## WRITTEN EXERCISE
Your task is to count the lines of the entries below that include the word "this" and to give only the resulting number.

## DATASET
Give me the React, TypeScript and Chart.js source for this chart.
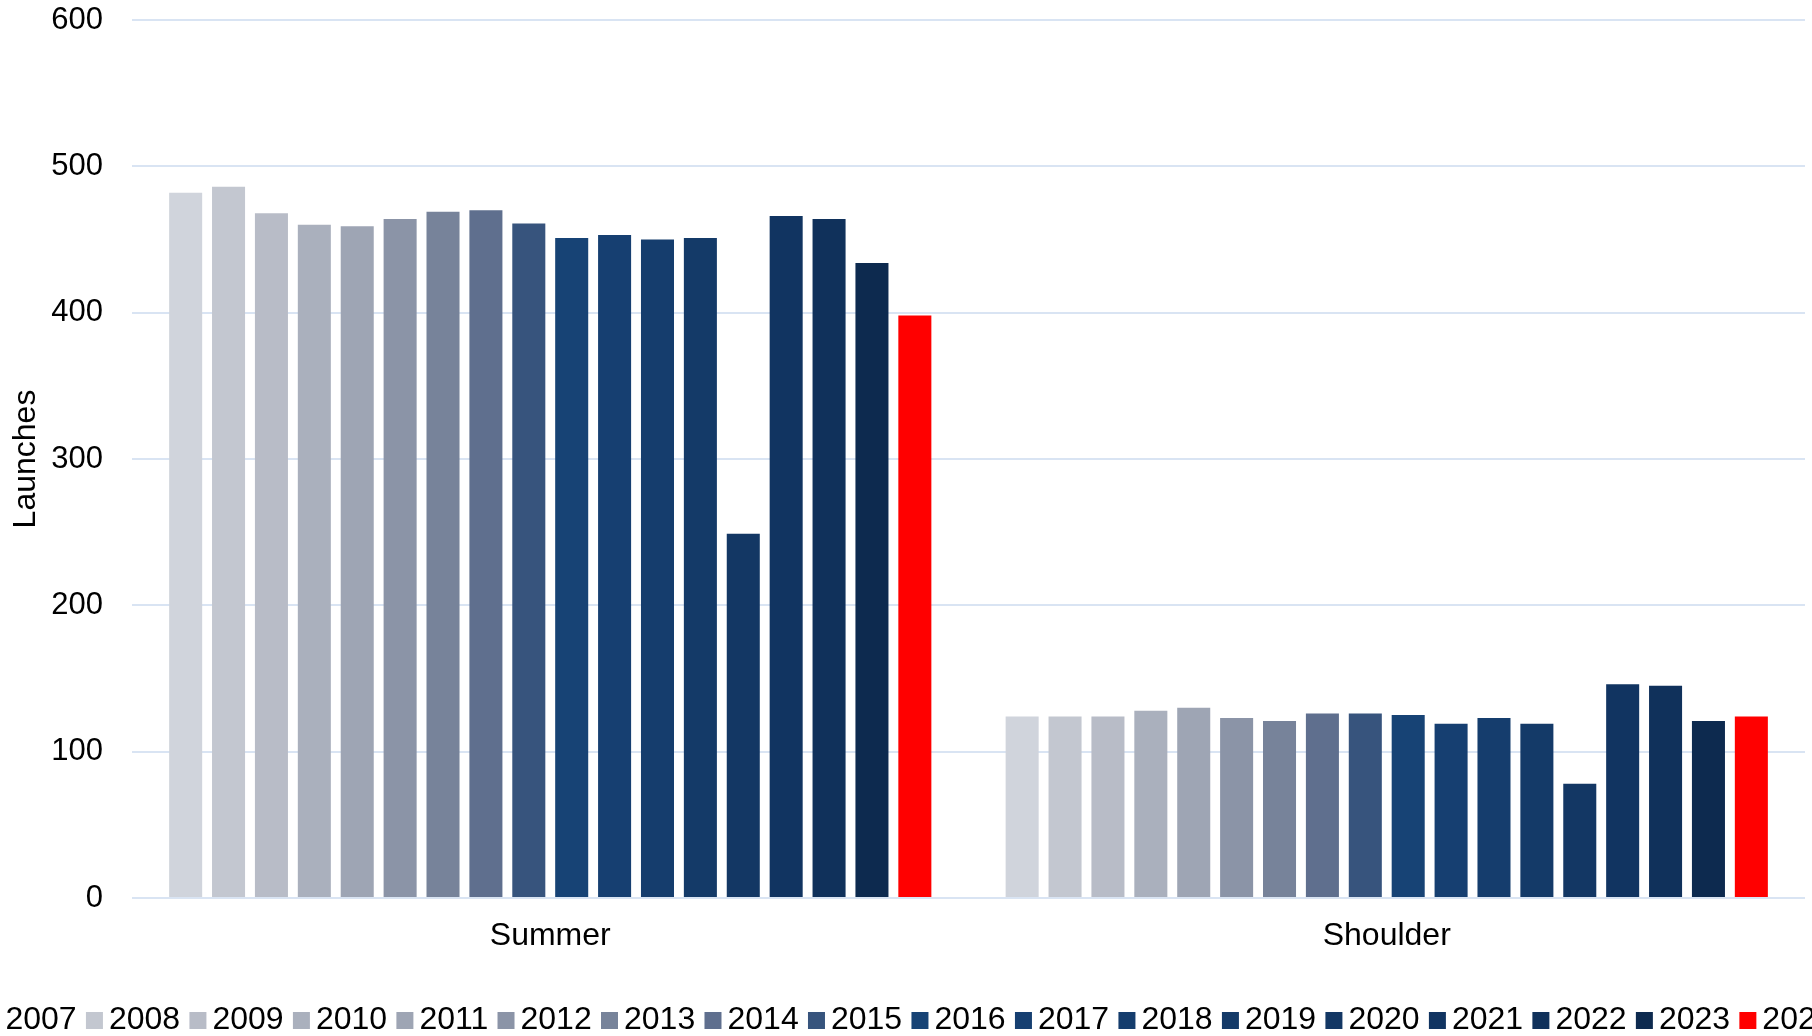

---

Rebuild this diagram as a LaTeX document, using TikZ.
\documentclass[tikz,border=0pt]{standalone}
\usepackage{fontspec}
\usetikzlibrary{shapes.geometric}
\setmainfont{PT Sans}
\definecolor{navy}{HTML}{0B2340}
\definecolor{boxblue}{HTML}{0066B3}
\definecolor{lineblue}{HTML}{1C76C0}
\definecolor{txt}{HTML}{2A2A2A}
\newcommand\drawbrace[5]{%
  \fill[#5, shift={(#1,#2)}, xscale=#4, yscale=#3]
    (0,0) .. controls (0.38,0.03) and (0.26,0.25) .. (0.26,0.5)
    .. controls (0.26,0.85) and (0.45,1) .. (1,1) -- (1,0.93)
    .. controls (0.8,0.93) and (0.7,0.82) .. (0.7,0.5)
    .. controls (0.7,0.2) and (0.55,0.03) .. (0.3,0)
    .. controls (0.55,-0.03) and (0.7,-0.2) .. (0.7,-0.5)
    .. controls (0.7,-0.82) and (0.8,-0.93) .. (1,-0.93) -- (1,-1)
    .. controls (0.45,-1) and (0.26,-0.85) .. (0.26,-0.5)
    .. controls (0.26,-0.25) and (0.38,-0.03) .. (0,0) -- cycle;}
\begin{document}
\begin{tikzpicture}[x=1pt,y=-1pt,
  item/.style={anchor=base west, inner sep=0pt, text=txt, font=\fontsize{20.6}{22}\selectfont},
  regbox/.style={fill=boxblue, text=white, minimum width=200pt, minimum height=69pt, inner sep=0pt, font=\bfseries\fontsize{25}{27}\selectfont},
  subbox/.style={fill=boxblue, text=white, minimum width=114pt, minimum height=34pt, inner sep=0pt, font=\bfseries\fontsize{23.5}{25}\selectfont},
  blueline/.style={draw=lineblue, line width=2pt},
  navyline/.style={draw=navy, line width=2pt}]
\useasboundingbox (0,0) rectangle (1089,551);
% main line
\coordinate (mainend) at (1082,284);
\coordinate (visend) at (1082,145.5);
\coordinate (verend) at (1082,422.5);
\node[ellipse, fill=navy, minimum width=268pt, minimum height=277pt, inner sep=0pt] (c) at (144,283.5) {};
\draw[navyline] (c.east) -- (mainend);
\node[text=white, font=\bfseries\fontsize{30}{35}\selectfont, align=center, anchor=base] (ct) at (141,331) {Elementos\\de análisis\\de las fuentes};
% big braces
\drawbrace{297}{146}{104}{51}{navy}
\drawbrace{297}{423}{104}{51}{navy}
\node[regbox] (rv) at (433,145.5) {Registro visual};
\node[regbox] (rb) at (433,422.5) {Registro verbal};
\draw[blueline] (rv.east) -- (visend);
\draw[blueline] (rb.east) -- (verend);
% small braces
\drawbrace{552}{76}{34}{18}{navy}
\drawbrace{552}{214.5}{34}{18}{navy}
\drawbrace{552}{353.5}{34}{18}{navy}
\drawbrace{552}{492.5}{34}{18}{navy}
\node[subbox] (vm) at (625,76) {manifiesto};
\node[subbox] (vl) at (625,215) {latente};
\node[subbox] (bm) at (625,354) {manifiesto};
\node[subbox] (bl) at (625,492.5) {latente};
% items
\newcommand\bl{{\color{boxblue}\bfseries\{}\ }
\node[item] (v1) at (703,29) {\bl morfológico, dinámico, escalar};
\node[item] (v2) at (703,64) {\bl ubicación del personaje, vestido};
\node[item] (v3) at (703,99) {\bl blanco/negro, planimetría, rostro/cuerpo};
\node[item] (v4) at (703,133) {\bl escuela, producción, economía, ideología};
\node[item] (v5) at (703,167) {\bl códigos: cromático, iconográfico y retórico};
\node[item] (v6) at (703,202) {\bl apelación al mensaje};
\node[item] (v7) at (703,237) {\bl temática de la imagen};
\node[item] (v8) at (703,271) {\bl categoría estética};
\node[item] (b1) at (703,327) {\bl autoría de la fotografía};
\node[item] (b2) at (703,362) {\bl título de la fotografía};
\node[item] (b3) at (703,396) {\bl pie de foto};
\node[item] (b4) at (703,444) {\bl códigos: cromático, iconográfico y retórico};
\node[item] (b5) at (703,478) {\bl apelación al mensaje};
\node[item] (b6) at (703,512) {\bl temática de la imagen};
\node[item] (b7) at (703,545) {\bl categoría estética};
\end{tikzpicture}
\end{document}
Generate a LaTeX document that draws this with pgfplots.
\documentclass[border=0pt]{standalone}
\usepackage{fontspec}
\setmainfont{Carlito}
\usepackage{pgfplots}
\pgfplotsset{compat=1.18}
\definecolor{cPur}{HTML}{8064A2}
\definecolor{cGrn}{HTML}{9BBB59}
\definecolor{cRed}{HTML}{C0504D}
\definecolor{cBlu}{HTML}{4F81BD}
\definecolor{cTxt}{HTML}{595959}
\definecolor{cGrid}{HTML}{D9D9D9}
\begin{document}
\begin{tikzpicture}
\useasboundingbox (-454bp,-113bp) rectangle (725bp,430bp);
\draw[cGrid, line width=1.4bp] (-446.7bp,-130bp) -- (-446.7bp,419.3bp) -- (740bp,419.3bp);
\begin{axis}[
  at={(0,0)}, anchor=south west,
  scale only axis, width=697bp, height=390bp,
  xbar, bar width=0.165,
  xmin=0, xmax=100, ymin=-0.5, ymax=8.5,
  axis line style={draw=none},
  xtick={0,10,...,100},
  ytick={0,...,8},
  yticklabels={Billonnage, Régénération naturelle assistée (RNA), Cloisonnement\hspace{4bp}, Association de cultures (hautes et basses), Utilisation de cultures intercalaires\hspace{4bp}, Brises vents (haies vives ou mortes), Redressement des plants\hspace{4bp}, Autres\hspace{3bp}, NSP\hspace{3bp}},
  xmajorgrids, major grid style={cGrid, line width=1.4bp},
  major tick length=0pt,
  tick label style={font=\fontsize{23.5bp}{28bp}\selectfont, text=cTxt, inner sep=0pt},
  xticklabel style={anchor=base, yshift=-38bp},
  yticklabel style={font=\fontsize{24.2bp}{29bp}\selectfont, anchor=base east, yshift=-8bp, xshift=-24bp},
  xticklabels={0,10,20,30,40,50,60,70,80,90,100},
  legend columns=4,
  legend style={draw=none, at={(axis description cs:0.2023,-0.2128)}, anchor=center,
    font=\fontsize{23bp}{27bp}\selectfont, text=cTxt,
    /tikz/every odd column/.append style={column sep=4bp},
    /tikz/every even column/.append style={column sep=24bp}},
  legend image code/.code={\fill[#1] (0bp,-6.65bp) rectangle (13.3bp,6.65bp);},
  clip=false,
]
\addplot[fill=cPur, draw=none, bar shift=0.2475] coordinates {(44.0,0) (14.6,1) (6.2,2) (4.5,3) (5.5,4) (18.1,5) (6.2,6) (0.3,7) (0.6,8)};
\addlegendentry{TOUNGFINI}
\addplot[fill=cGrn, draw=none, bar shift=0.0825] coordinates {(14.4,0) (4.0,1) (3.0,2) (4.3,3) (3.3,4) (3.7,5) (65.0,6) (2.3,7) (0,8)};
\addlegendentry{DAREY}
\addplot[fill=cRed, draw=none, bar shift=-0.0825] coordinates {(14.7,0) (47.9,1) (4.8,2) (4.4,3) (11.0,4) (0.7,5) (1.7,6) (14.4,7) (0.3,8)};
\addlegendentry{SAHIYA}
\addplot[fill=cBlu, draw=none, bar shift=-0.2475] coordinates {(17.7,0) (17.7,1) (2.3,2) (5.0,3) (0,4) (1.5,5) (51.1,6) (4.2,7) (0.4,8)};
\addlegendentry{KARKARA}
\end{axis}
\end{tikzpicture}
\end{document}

## CORRECT RESPONSE
3